Speed and Feedback Loops

Manual review typically delivers feedback days or weeks after the call—by which point context has faded and behavior has already reinforced itself. Automated scoring delivers results within minutes to hours.

Coaching feedback tied closely to the actual interaction changes behavior more reliably than delayed review. The shorter the gap between call and coaching, the faster reps learn and the longer they retain it.

Scalability and Cost Economics

Manual QA costs scale linearly with headcount—adding calls means adding evaluators. Industry sources commonly cite $5–$15 per manual evaluation. Automated scoring's marginal cost approaches zero after initial setup, shifting the cost structure entirely for high-volume teams:

  • Manual QA: cost grows with every call reviewed
  • Automated scoring: fixed infrastructure cost, unlimited coverage
  • Net result: dramatically lower cost-per-insight at scale

Depth of Human Insight

AI handles volume and consistency—human judgment handles nuance. Experienced reviewers read between the lines, recognize when a deviation from script was warranted, understand cultural or emotional context, and deliver the kind of nuanced coaching conversation that builds rep confidence and trust. Human reviewers remain superior here, which is why they remain essential in hybrid models.

Coaching and Training Integration

Scoring alone doesn't improve performance—what happens after the score determines impact. Automated systems that connect scoring to targeted learning create a development loop that compounds over time.

Pifini's platform flags performance gaps through call analysis and auto-enrolls reps into prescriptive learning pathways within its Enterprise LMS. When a rep consistently struggles with objection handling, the system routes them into targeted microlearning modules and AI roleplay simulations—turning a score into an action, and an action into measurable improvement.

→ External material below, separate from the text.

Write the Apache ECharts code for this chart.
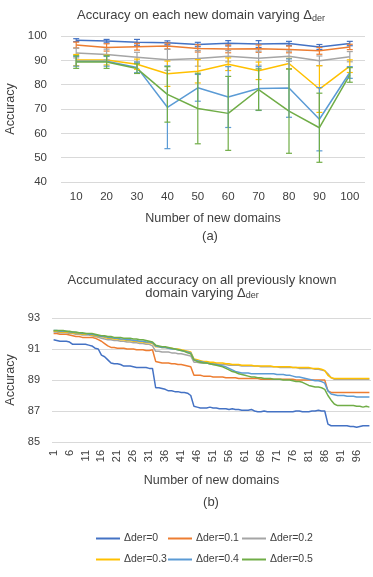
<!DOCTYPE html>
<html><head><meta charset="utf-8">
<script src="https://cdn.jsdelivr.net/npm/echarts@6/dist/echarts.min.js"></script>
<style>html,body{margin:0;padding:0;background:#fff}#c{width:373px;height:577px}</style>
</head><body><div id="c"></div>
<script>
// ---------- data ----------
const seriesNames = ['Δder=0', 'Δder=0.1', 'Δder=0.2', 'Δder=0.3', 'Δder=0.4', 'Δder=0.5'];

// chart (a): accuracy on each new domain
const catsA = ['10', '20', '30', '40', '50', '60', '70', '80', '90', '100'];
const accA0 = [98.3, 97.9, 97.4, 97.2, 96.5, 97.0, 96.7, 96.9, 95.5, 96.9];
const accA1 = [96.3, 95.3, 95.6, 95.9, 94.9, 94.7, 94.8, 94.5, 93.9, 95.5];
const accA2 = [93.0, 92.4, 91.3, 90.2, 90.8, 91.7, 90.9, 91.7, 89.8, 91.5];
const accA3 = [90.1, 90.1, 88.4, 84.5, 85.5, 88.4, 85.7, 88.7, 78.2, 87.6];
const accA4 = [89.6, 89.6, 87.1, 70.7, 78.7, 74.9, 78.4, 78.6, 65.8, 85.0];
const accA5 = [89.3, 89.3, 86.6, 76.0, 70.2, 68.2, 78.0, 69.1, 62.3, 84.0];
const errA0 = [0.6, 0.7, 1.2, 0.8, 0.9, 1.1, 1.4, 0.9, 1.0, 0.9];
const errA1 = [1.2, 1.5, 1.4, 1.2, 1.5, 1.6, 1.5, 1.4, 1.4, 1.1];
const errA2 = [2.0, 2.2, 2.0, 4.3, 3.2, 2.3, 2.9, 2.1, 2.0, 2.1];
const errA3 = [2.3, 2.0, 2.1, 5.2, 4.8, 2.6, 3.6, 2.1, 9.6, 2.6];
const errA4 = [2.0, 2.0, 2.2, 17.0, 5.5, 12.5, 9.0, 12.0, 13.0, 2.4];
const errA5 = [2.6, 2.6, 2.0, 11.4, 14.5, 15.2, 8.5, 17.3, 14.2, 3.0];
const yTicksA = {min: 40, max: 100, step: 10};

// chart (b): accumulated accuracy on all previously known domains
const catsB = Array.from({length: 100}, (_, i) => String(i + 1));
const accB0 = [91.6,91.55,91.5,91.5,91.5,91.45,91.3,91.3,91.3,91.3,
  91.3,91.25,91.2,91.05,91.0,90.6,90.5,90.3,90.1,90.05,
  90.05,90.0,89.9,89.9,89.9,89.85,89.8,89.8,89.8,89.8,
  89.75,89.75,88.5,88.5,88.45,88.4,88.3,88.3,88.25,88.25,
  88.2,88.2,88.15,88.0,87.3,87.25,87.2,87.2,87.2,87.25,
  87.2,87.2,87.15,87.15,87.15,87.1,87.15,87.1,87.1,87.05,
  87.05,87.05,87.1,87.0,86.95,86.95,87.0,86.95,86.95,86.95,
  86.95,86.95,86.95,86.95,86.95,86.95,87.0,87.0,86.95,86.95,
  86.95,87.0,87.0,87.05,87.0,87.0,86.15,86.05,86.05,86.05,
  86.05,86.05,86.05,86.0,86.0,85.95,86.0,86.05,86.05,86.05];
const accB1 = [92.0,92.0,91.95,91.95,91.95,91.9,91.85,91.8,91.8,91.75,
  91.75,91.75,91.75,91.7,91.6,91.5,91.35,91.2,91.1,91.1,
  91.05,91.05,91.05,91.0,91.0,91.0,90.95,90.95,90.95,90.9,
  90.9,90.95,90.2,90.15,90.1,90.1,90.1,90.05,90.05,90.0,
  90.0,89.95,89.9,89.85,89.3,89.3,89.3,89.25,89.25,89.25,
  89.2,89.2,89.2,89.2,89.15,89.15,89.15,89.15,89.1,89.1,
  89.1,89.1,89.1,89.1,89.1,89.05,89.05,89.05,89.05,89.05,
  89.05,89.05,89.05,89.05,89.05,89.05,89.0,89.0,89.0,89.0,
  89.0,89.0,89.0,89.0,89.0,89.0,88.3,88.2,88.2,88.2,
  88.2,88.2,88.2,88.2,88.2,88.2,88.2,88.2,88.2,88.2];
const accB2 = [92.1,92.1,92.05,92.05,92.05,92.0,92.0,91.95,91.95,91.9,
  91.9,91.9,91.85,91.8,91.75,91.7,91.65,91.6,91.6,91.55,
  91.55,91.5,91.5,91.45,91.45,91.4,91.4,91.35,91.35,91.3,
  91.3,91.2,90.85,90.85,90.8,90.8,90.8,90.75,90.75,90.7,
  90.7,90.65,90.6,90.55,90.15,90.15,90.1,90.1,90.1,90.05,
  90.05,90.05,90.0,90.0,90.0,89.95,89.95,89.95,89.95,89.9,
  89.9,89.9,89.9,89.9,89.9,89.85,89.85,89.85,89.85,89.85,
  89.85,89.8,89.8,89.8,89.8,89.8,89.8,89.75,89.75,89.75,
  89.75,89.75,89.7,89.7,89.65,89.6,89.4,89.15,89.05,89.05,
  89.05,89.05,89.05,89.05,89.05,89.05,89.05,89.05,89.05,89.05];
const accB3 = [92.15,92.15,92.1,92.1,92.1,92.05,92.05,92.0,92.0,91.95,
  91.95,91.95,91.9,91.85,91.8,91.8,91.75,91.7,91.7,91.65,
  91.65,91.6,91.6,91.55,91.55,91.5,91.5,91.45,91.45,91.4,
  91.4,91.35,91.15,91.15,91.1,91.1,91.05,91.05,91.0,91.0,
  90.95,90.9,90.85,90.8,90.35,90.3,90.25,90.2,90.2,90.15,
  90.15,90.1,90.1,90.1,90.05,90.05,90.0,90.0,90.0,89.95,
  89.95,89.95,89.95,89.9,89.9,89.9,89.9,89.9,89.9,89.85,
  89.85,89.85,89.85,89.85,89.85,89.8,89.8,89.8,89.8,89.8,
  89.8,89.75,89.75,89.75,89.7,89.6,89.3,89.15,89.1,89.1,
  89.1,89.1,89.1,89.1,89.1,89.1,89.1,89.1,89.1,89.1];
const accB4 = [92.2,92.2,92.15,92.15,92.15,92.1,92.1,92.05,92.05,92.0,
  92.0,91.95,91.95,91.9,91.85,91.8,91.8,91.75,91.75,91.7,
  91.7,91.65,91.65,91.6,91.6,91.55,91.55,91.5,91.5,91.45,
  91.45,91.4,91.2,91.15,91.1,91.1,91.05,91.0,91.0,90.95,
  90.9,90.85,90.8,90.75,90.3,90.25,90.2,90.15,90.1,90.05,
  90.0,90.0,89.95,89.9,89.85,89.75,89.65,89.55,89.5,89.45,
  89.45,89.45,89.4,89.4,89.4,89.4,89.4,89.4,89.4,89.4,
  89.35,89.35,89.35,89.3,89.3,89.25,89.2,89.2,89.15,89.1,
  89.05,89.0,88.95,88.95,88.9,88.8,88.3,88.1,88.05,88.0,
  88.0,88.0,87.95,87.95,87.95,87.9,87.9,87.9,87.9,87.9];
const accB5 = [92.2,92.2,92.2,92.2,92.15,92.15,92.1,92.1,92.05,92.05,
  92.0,92.0,92.0,91.95,91.9,91.85,91.85,91.8,91.8,91.75,
  91.75,91.75,91.7,91.7,91.7,91.65,91.65,91.6,91.6,91.55,
  91.5,91.45,91.25,91.2,91.15,91.15,91.1,91.05,91.0,90.95,
  90.9,90.85,90.75,90.7,90.3,90.2,90.15,90.1,90.1,90.05,
  90.0,89.95,89.9,89.85,89.75,89.65,89.55,89.5,89.4,89.35,
  89.3,89.25,89.2,89.2,89.15,89.15,89.1,89.1,89.1,89.05,
  89.05,89.05,89.0,89.0,89.0,88.95,88.9,88.9,88.85,88.75,
  88.65,88.6,88.55,88.55,88.5,88.4,88.0,87.7,87.45,87.35,
  87.35,87.35,87.35,87.35,87.35,87.3,87.3,87.25,87.3,87.25];
const yTicksB = {min: 85, max: 93, step: 2};

// ---------- styling ----------
const colors = ['#4472C4', '#ED7D31', '#A5A5A5', '#FFC000', '#5B9BD5', '#70AD47'];
const FONT = '"Liberation Sans", Arial, sans-serif';
const TXT = '#404040';
const GRIDC = '#D9D9D9';

const accA = [accA0, accA1, accA2, accA3, accA4, accA5];
const errA = [errA0, errA1, errA2, errA3, errA4, errA5];
const accB = [accB0, accB1, accB2, accB3, accB4, accB5];

function errSeries(vals, errs, color) {
  return {
    type: 'custom', xAxisIndex: 0, yAxisIndex: 0, silent: true, z: 3,
    encode: {x: 0, y: 1},
    data: vals.map((v, i) => [i, v, errs[i]]),
    renderItem(params, api) {
      const i = api.value(0), v = api.value(1), e = api.value(2);
      const top = api.coord([i, v + e]), bot = api.coord([i, v - e]);
      const x = top[0], w = 3;
      const st = {stroke: color, lineWidth: 1.2};
      return {type: 'group', children: [
        {type: 'line', shape: {x1: x, y1: top[1], x2: x, y2: bot[1]}, style: st},
        {type: 'line', shape: {x1: x - w, y1: top[1], x2: x + w, y2: top[1]}, style: st},
        {type: 'line', shape: {x1: x - w, y1: bot[1], x2: x + w, y2: bot[1]}, style: st}
      ]};
    }
  };
}

const series = [];
accA.forEach((d, k) => {
  series.push({name: seriesNames[k], type: 'line', xAxisIndex: 0, yAxisIndex: 0, data: d,
    symbol: 'none', lineStyle: {width: 1.5, color: colors[k]}, itemStyle: {color: colors[k]}, z: 2});
});
errA.forEach((e, k) => series.push(errSeries(accA[k], e, colors[k])));
accB.forEach((d, k) => {
  series.push({name: seriesNames[k], type: 'line', xAxisIndex: 1, yAxisIndex: 1, data: d,
    symbol: 'none', lineStyle: {width: 1.5, color: colors[k]}, itemStyle: {color: colors[k]}});
});

const legendPos = [[96, 533], [168, 533], [242, 533], [96, 554], [168, 554], [242, 554]];
const subRich = {s: {fontSize: 9, fontFamily: FONT, color: TXT, verticalAlign: 'bottom', lineHeight: 14, padding: [4, 0, 0, 0]}};

const option = {
  animation: false,
  backgroundColor: '#fff',
  color: colors,
  textStyle: {fontFamily: FONT},
  title: [
    {text: 'Accuracy on each new domain varying Δ{s|der}', left: 201, top: 7, textAlign: 'center', padding: 0,
      textStyle: {fontSize: 13, fontWeight: 'normal', color: TXT, fontFamily: FONT, lineHeight: 16, rich: subRich}},
    {text: '(a)', left: 210, top: 230, textAlign: 'center', padding: 0,
      textStyle: {fontSize: 13, fontWeight: 'normal', color: TXT, fontFamily: FONT}},
    {text: 'Accumulated accuracy on all previously known\ndomain varying Δ{s|der}', left: 202, top: 274, textAlign: 'center', padding: 0,
      textStyle: {fontSize: 13, fontWeight: 'normal', color: TXT, fontFamily: FONT, lineHeight: 13, rich: {s: {fontSize: 9, fontFamily: FONT, color: TXT, verticalAlign: 'bottom', lineHeight: 12, padding: [4, 0, 0, 0]}}}},
    {text: '(b)', left: 211, top: 496, textAlign: 'center', padding: 0,
      textStyle: {fontSize: 13, fontWeight: 'normal', color: TXT, fontFamily: FONT}}
  ],
  legend: seriesNames.map((n, i) => ({
    data: [n], left: legendPos[i][0], top: legendPos[i][1], icon: 'rect', itemWidth: 24, itemHeight: 2,
    itemGap: 0, padding: 0, selectedMode: false,
    textStyle: {fontSize: 10.5, color: TXT, fontFamily: FONT, padding: [0, 0, 0, -1]}
  })),
  grid: [
    {left: 61, top: 36, width: 304, height: 146, outerBoundsMode: 'none', containLabel: false},
    {left: 52, top: 318, width: 319, height: 124, outerBoundsMode: 'none', containLabel: false}
  ],
  xAxis: [
    {type: 'category', gridIndex: 0, data: catsA, axisLine: {show: false}, axisTick: {show: false},
      axisLabel: {fontSize: 11.5, color: TXT, margin: 9, fontFamily: FONT},
      name: 'Number of new domains', nameLocation: 'middle', nameGap: 30,
      nameTextStyle: {fontSize: 12.5, color: TXT, fontFamily: FONT}},
    {type: 'category', gridIndex: 1, data: catsB, axisLine: {show: false}, axisTick: {show: false},
      axisLabel: {fontSize: 11, color: TXT, margin: 8, rotate: 90, interval: 4, fontFamily: FONT},
      name: 'Number of new domains', nameLocation: 'middle', nameGap: 32,
      nameTextStyle: {fontSize: 12.5, color: TXT, fontFamily: FONT}}
  ],
  yAxis: [
    {type: 'value', gridIndex: 0, min: yTicksA.min, max: yTicksA.max, interval: yTicksA.step,
      axisLine: {show: false}, axisTick: {show: false},
      splitLine: {lineStyle: {color: GRIDC, width: 1}},
      axisLabel: {fontSize: 11.5, color: TXT, margin: 14, fontFamily: FONT},
      name: 'Accuracy', nameLocation: 'middle', nameGap: 44,
      nameTextStyle: {fontSize: 12.5, color: TXT, fontFamily: FONT}},
    {type: 'value', gridIndex: 1, min: yTicksB.min, max: yTicksB.max, interval: yTicksB.step,
      axisLine: {show: false}, axisTick: {show: false},
      splitLine: {lineStyle: {color: GRIDC, width: 1}},
      axisLabel: {fontSize: 11, color: TXT, margin: 12, fontFamily: FONT},
      name: 'Accuracy', nameLocation: 'middle', nameGap: 34,
      nameTextStyle: {fontSize: 12.5, color: TXT, fontFamily: FONT}}
  ],
  series
};
const chart = echarts.init(document.getElementById('c'), null, {renderer: 'canvas'});
chart.setOption(option);
</script></body></html>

Pifini platform dashboard displaying AI call scoring results and automated training enrollment pathways

Which Approach Should You Choose?

Which Approach Should You Choose?

Choose Manual Review When:

  • Your team is small and call volume is manageable (under 200 calls per week)
  • Calls involve high-stakes negotiations or emotionally sensitive situations requiring human judgment
  • Operating in heavily regulated industries where human verification of compliance is required
  • Building coaching relationships with early-stage reps where individual trust and context matter

Choose Automated Scoring When:

  • Managing large or distributed teams, partner channels, or high call volumes where full coverage is operationally impossible manually
  • You need consistent methodology adherence tracking across every rep
  • Real-time or same-day feedback loops are critical to coaching velocity
  • You need data-driven insights to identify systemic skill gaps and prioritize training investments

The Hybrid Recommendation

The most effective organizations use automated scoring as the operational backbone—ensuring 100% coverage, consistency, and speed—while reserving human review for complex calls, disputed scores, and personalized coaching conversations. Pifini is built around this model: AI call scoring handles full coverage and flags gaps, while automated training enrollment routes reps into targeted learning based on those scores—all within a single platform at $50/user/year, without adding headcount or administrative overhead.

Conclusion

Neither approach is universally superior. Manual review brings nuanced human judgment for complex, high-judgment situations, while automated scoring delivers the coverage, consistency, and speed modern revenue teams require at scale. The right choice depends on team size, call complexity, regulatory context, and coaching goals.

As sales teams grow more distributed and call volumes increase, the organizations that win will be those that build a system—not just a process—around call quality. Automated scoring gives you the data infrastructure to act at scale. Human reviewers supply the coaching depth that data alone can't replicate. When both feed into a connected enablement system—one that routes insights directly into training and rep development—call quality stops being a reporting exercise and starts driving real revenue outcomes.

Frequently Asked Questions

What is the difference between manual and automated call quality reviews?

Manual review relies on human evaluators scoring a small sample of calls for qualitative depth, while automated call scoring uses AI to evaluate 100% of calls consistently and at speed. Human review goes deeper on individual calls; automation covers every one.

What are the advantages of automated call scoring over manual call quality review?

Automated scoring delivers advantages that manual review can't match at volume:

  • 100% call coverage with no sampling blind spots
  • Consistent, unbiased scoring across all reps
  • Near-instant feedback turnaround
  • Lower marginal cost as call volume grows
  • Pattern detection across the full conversation dataset

How can I improve call center quality scores?

Combine clearly defined scoring criteria, regular calibration sessions, faster feedback loops enabled by automation, and connect scoring data to targeted coaching and training—so scores reflect ongoing improvement rather than just measurement.

Can automated call scoring replace human reviewers entirely?

Automated scoring handles coverage and consistency at scale, but human reviewers remain valuable for complex interactions, nuanced coaching conversations, and disputed evaluations. The hybrid model is the recommended approach for most organizations.

What criteria does automated call scoring evaluate?

Most QA scorecards cover dimensions like:

  • Script adherence and compliance phrase detection
  • Sentiment and tone analysis
  • Talk-to-listen ratio and silence/hold time
  • Keyword usage and objection handling

Specific criteria are configured to match each organization's scorecard.

When should you still use manual call quality review?

Manual review is most valuable for complex or emotionally sensitive calls, high-stakes regulated interactions, personalized rep coaching sessions, and situations where AI may misinterpret valid context or script deviations.